(Source code of charts)
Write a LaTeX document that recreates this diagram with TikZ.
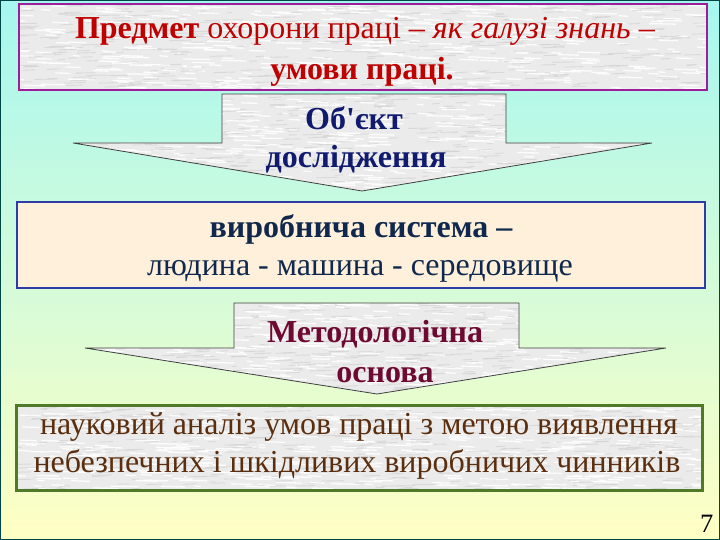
\documentclass[tikz,border=0pt]{standalone}
\usepackage{fontspec}
\setmainfont{Liberation Serif}
\newcommand\sq{\XeTeXglyph\XeTeXcharglyph"27\relax}
\definecolor{bgtop}{HTML}{A6F7F0}
\definecolor{bgmid}{HTML}{C8F6D8}
\definecolor{bgbot}{HTML}{FFFFC4}
\definecolor{granite}{HTML}{EBEBEB}
\definecolor{grainD}{HTML}{D2D2D2}
\definecolor{bordM}{HTML}{9C1E98}
\definecolor{bordB}{HTML}{2E3CA8}
\definecolor{bordG}{HTML}{4F7A28}
\definecolor{peach}{HTML}{FEF0DA}
\definecolor{tRed}{HTML}{C00000}
\definecolor{tNavy}{HTML}{101A6E}
\definecolor{tNavy2}{HTML}{10284E}
\definecolor{tMaroon}{HTML}{6E0A32}
\definecolor{tBrown}{HTML}{5A2E0E}
\newcommand\grainfill[5]{%
  \foreach \k in {1,...,#5}{%
    \pgfmathsetmacro\gx{#1+rnd*(#3-#1)-10}%
    \pgfmathsetmacro\gy{#2+rnd*(#4-#2)}%
    \pgfmathsetmacro\gl{6+rnd*22}%
    \draw[white,line width=1.3pt,opacity=.85] (\gx,\gy) -- ++(\gl,0.6);
    \pgfmathsetmacro\hx{#1+rnd*(#3-#1)-10}%
    \pgfmathsetmacro\hy{#2+rnd*(#4-#2)}%
    \pgfmathsetmacro\hl{5+rnd*18}%
    \draw[grainD,line width=0.9pt,opacity=.7] (\hx,\hy) -- ++(\hl,-0.5);
  }}
\tikzset{
  line/.style={font=\fontsize{32}{38}\selectfont, inner sep=0pt, anchor=base},
  boldline/.style={line, font=\fontsize{32}{38}\selectfont\bfseries},
  arrowshape/.style={draw=black!75, line width=0.8pt},
}
\begin{document}
\begin{tikzpicture}[x=1pt,y=-1pt]
\pgfmathsetseed{7}
\useasboundingbox (0,0) rectangle (720,540);
\shade[top color=bgtop, middle color=bgmid, bottom color=bgbot] (0,0) rectangle (720,540);
\draw[black!45!teal, line width=1pt] (0.5,0.5) rectangle (719.5,539.5);

% top box
\begin{scope}
  \clip (19,4) rectangle (707,90);
  \fill[granite] (19,4) rectangle (707,90);
  \grainfill{19}{4}{717}{90}{420}
\end{scope}
\draw[bordM, line width=2.5pt] (19,4) rectangle (707,90);

% arrow 1
\begin{scope}
  \clip (222,94) -- (506,94) -- (506,143) -- (652,143) -- (362,191) -- (73,143) -- (222,143) -- cycle;
  \fill[granite] (73,94) rectangle (652,191);
  \grainfill{73}{94}{662}{191}{380}
\end{scope}
\draw[arrowshape] (222,94) -- (506,94) -- (506,143) -- (652,143) -- (362,191) -- (73,143) -- (222,143) -- cycle;

% box 2
\fill[peach] (17,202) rectangle (705,288);
\draw[bordB, line width=2.5pt] (17,202) rectangle (705,288);

% arrow 2
\begin{scope}
  \clip (234,303) -- (519,303) -- (519,348) -- (666,348) -- (377,394) -- (85,348) -- (234,348) -- cycle;
  \fill[granite] (85,303) rectangle (666,394);
  \grainfill{85}{303}{676}{394}{380}
\end{scope}
\draw[arrowshape] (234,303) -- (519,303) -- (519,348) -- (666,348) -- (377,394) -- (85,348) -- (234,348) -- cycle;

% box 3
\begin{scope}
  \clip (16,405) rectangle (702,490);
  \fill[granite] (16,405) rectangle (702,490);
  \grainfill{16}{405}{712}{490}{420}
\end{scope}
\draw[bordG, line width=3pt] (16,405) rectangle (702,490);

% texts
\node[line, text=tRed] (subjectA) at (365,39)
  {\textbf{Предмет} охорони праці – \textit{як галузі знань –}};
\node[boldline, text=tRed] (subjectB) at (362,80) {умови праці.};
\node[boldline, text=tNavy] (objectA) at (354,130) {Об\sq єкт};
\node[boldline, text=tNavy] (objectB) at (356,168) {дослідження};
\node[boldline, text=tNavy2] (systemA) at (361,237) {виробнича система –};
\node[line, text=tNavy2] (systemB) at (360,275) {людина - машина - середовище};
\node[boldline, text=tMaroon] (methodA) at (375,342) {Методологічна};
\node[boldline, text=tMaroon] (methodB) at (385,382) {основа};
\node[line, text=tBrown] (analysisA) at (359,434) {науковий аналіз умов праці з метою виявлення};
\node[line, text=tBrown] (analysisB) at (357,472) {небезпечних і шкідливих виробничих чинників};
\node[font=\fontsize{26.5}{30}\selectfont, inner sep=0pt, anchor=base east] (page) at (713.5,532) {7};
\end{tikzpicture}
\end{document}
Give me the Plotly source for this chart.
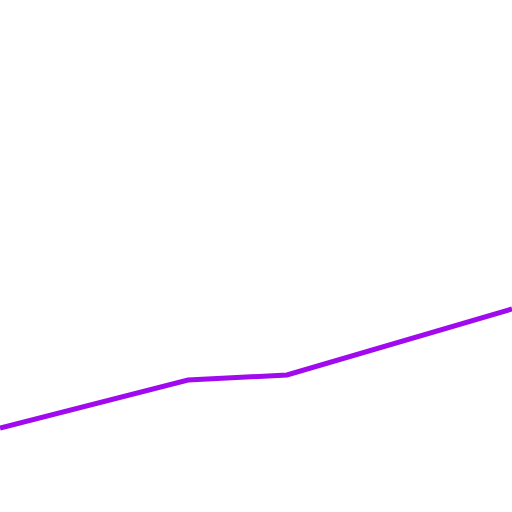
import plotly.graph_objects as go

x_values = [0, 188, 287, 512]
y_values = [84, 132, 137, 203]

fig = go.Figure()
fig.add_trace(go.Scatter(x=x_values, y=y_values, mode="lines",
                         line=dict(color="#a00aee", width=5)))
fig.update_layout(
    width=512, height=512,
    margin=dict(l=0, r=0, t=0, b=0),
    paper_bgcolor="white", plot_bgcolor="white",
    showlegend=False,
    xaxis=dict(range=[0, 512], visible=False, fixedrange=True),
    yaxis=dict(range=[0, 512], visible=False, fixedrange=True),
)
fig.write_html(
    "out.html",
    config={"displayModeBar": False},
    post_script="document.body.style.margin='0';document.body.style.overflow='hidden';",
)
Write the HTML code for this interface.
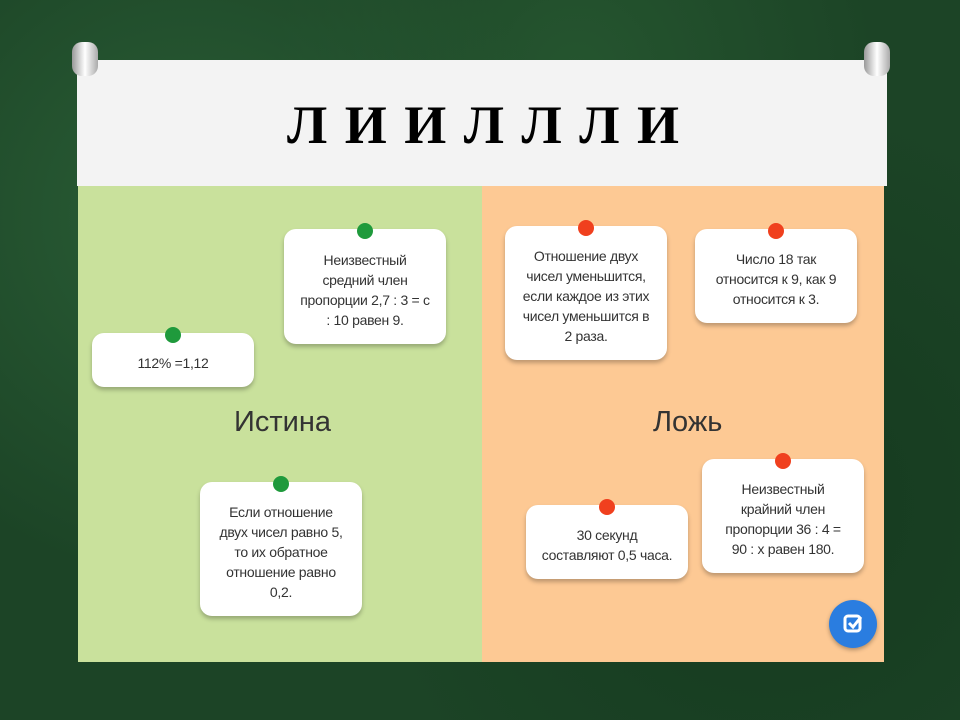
<!DOCTYPE html>
<html><head><meta charset="utf-8"><style>
*{margin:0;padding:0;box-sizing:border-box}
body{width:960px;height:720px;overflow:hidden;position:relative;background:#1c4426;
background-image:radial-gradient(circle at 20% 30%,#2a5e36 0,transparent 40%),radial-gradient(circle at 80% 70%,#153a1f 0,transparent 45%),radial-gradient(circle at 60% 10%,#25552f 0,transparent 35%);
font-family:"Liberation Sans",Arial,sans-serif}
.hdr{position:absolute;left:77px;top:60px;width:810px;height:126px;background:#f3f3f3}
.title{position:absolute;left:77px;top:94px;width:812px;text-align:center;font-family:"Liberation Serif",serif;font-weight:bold;font-size:54px;color:#000;word-spacing:4px}
.g{position:absolute;left:78px;top:186px;width:404px;height:476px;background:#c9e19c}
.o{position:absolute;left:482px;top:186px;width:402px;height:476px;background:#fdc994}
.card{position:absolute;background:#fff;border-radius:12px;box-shadow:0 3px 4px rgba(0,0,0,.25);display:flex;align-items:center;justify-content:center;text-align:center;font-size:14px;line-height:20px;color:#333;padding:6px 2px 0;white-space:nowrap;letter-spacing:-0.3px}
.dot{position:absolute;width:16px;height:16px;border-radius:50%;top:-6px;left:50%;margin-left:-8px}
.gd{background:#1f9a3c}.rd{background:#f0401e}
.lbl{position:absolute;font-size:29px;color:#333}
.pin{position:absolute;width:26px;height:34px;border-radius:10px;background:linear-gradient(90deg,#999,#fff,#aaa)}
</style></head><body>
<div class="hdr"></div>
<div class="pin" style="left:72px;top:42px"></div>
<div class="pin" style="left:864px;top:42px"></div>
<div class="title">Л И И Л Л Л И</div>
<div class="g"></div><div class="o"></div>
<div class="lbl" style="left:234px;top:406px">Истина</div>
<div class="lbl" style="left:653px;top:406px">Ложь</div>
<div class="card" style="left:92px;top:333px;width:162px;height:54px"><span class="dot gd"></span>112% =1,12</div>
<div class="card" style="left:284px;top:229px;width:162px;height:115px"><span class="dot gd"></span><div>Неизвестный<br>средний член<br>пропорции 2,7 : 3 = с<br>: 10 равен 9.</div></div>
<div class="card" style="left:200px;top:482px;width:162px;height:134px"><span class="dot gd"></span><div>Если отношение<br>двух чисел равно 5,<br>то их обратное<br>отношение равно<br>0,2.</div></div>
<div class="card" style="left:505px;top:226px;width:162px;height:134px"><span class="dot rd"></span><div>Отношение двух<br>чисел уменьшится,<br>если каждое из этих<br>чисел уменьшится в<br>2 раза.</div></div>
<div class="card" style="left:695px;top:229px;width:162px;height:94px"><span class="dot rd"></span><div>Число 18 так<br>относится к 9, как 9<br>относится к 3.</div></div>
<div class="card" style="left:526px;top:505px;width:162px;height:74px"><span class="dot rd"></span><div>30 секунд<br>составляют 0,5 часа.</div></div>
<div class="card" style="left:702px;top:459px;width:162px;height:114px"><span class="dot rd"></span><div>Неизвестный<br>крайний член<br>пропорции 36 : 4 =<br>90 : х равен 180.</div></div>
<div style="position:absolute;left:829px;top:600px;width:48px;height:48px;border-radius:50%;background:#2a7de0;box-shadow:0 2px 4px rgba(0,0,0,.3)">
<svg width="48" height="48"><rect x="16" y="16" width="15" height="15" rx="3" fill="none" stroke="#fff" stroke-width="3"/><path d="M20 23l4 4 8-10" fill="none" stroke="#fff" stroke-width="3"/></svg></div>
</body></html>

Written instruction:
Count how many lines hold the string "this" and give that number alone.

Answer to the task:
3